Technology Depth: The Invisible Benchmark
The true metric of success will not be aircraft count or delivery timeline. It will be software authority and systems autonomy.
- Can India modify mission systems independently?
- Can indigenous weapons be integrated without external veto?
- Can electronic warfare libraries be maintained sovereignly?
These questions determine whether India remains an operator or becomes an integrator.
Autonomy in modern combat aviation resides in code as much as in metal.
Fiscal Gravity and Strategic Discipline
A programme valued in the trillions of rupees exerts gravitational pull on defence budgets. Multi-year fiscal planning must protect parallel priorities — naval modernisation, missile programmes, indigenous fighter development.

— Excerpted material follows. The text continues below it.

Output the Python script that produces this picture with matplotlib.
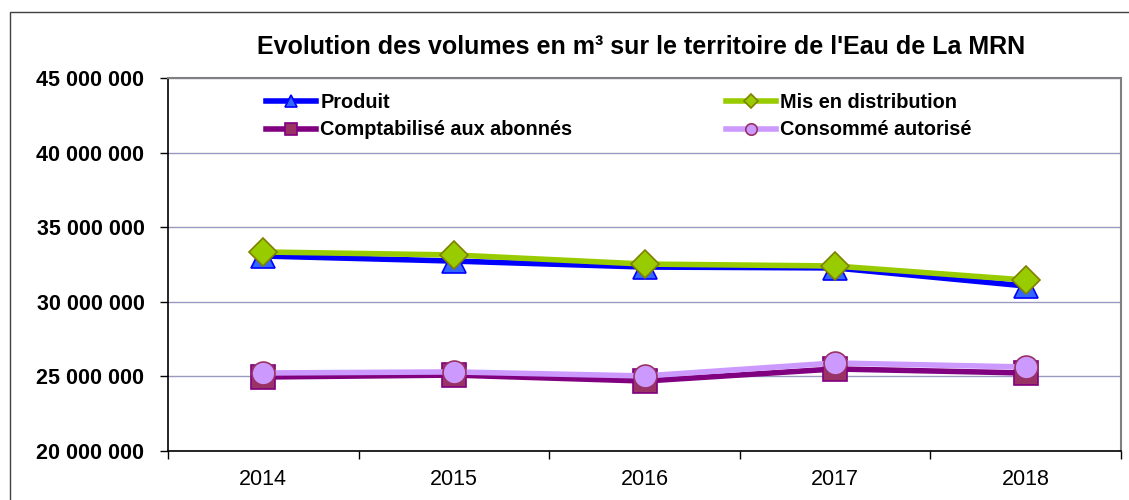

However, localisation moderates some fiscal outflow. Money spent within domestic production ecosystems circulates internally, building industrial capital.
The strategic aim should be partial economic recirculation, not one-way expenditure.
A Shift in Doctrine?
There is a deeper doctrinal evolution embedded in this decision. India appears to be consolidating around a high-quality multirole core rather than maintaining fragmented fleets. Standardisation enhances sustainment efficiency and network integration.
But true doctrinal evolution will depend on whether India builds sovereign data links, battle management software, and electronic warfare systems around these aircraft.
If those layers remain externally dependent, doctrinal autonomy remains constrained.
Insurance, Inflection, or Both?
The 114 Rafale acquisition unquestionably functions as airpower insurance. It addresses a real and measurable operational vulnerability.
But it can also be something more profound — an inflection point in India’s aerospace journey.
If localisation deepens into technological participation, if engine ecosystems mature domestically, and if systems-level autonomy expands, this deal becomes a stepping stone toward aerospace sovereignty.
If those dimensions remain shallow, the aircraft will still fly, but the opportunity will have passed.
For IndoAsia Defense, the real story is not how many Rafales India buys. It is how much capability India absorbs.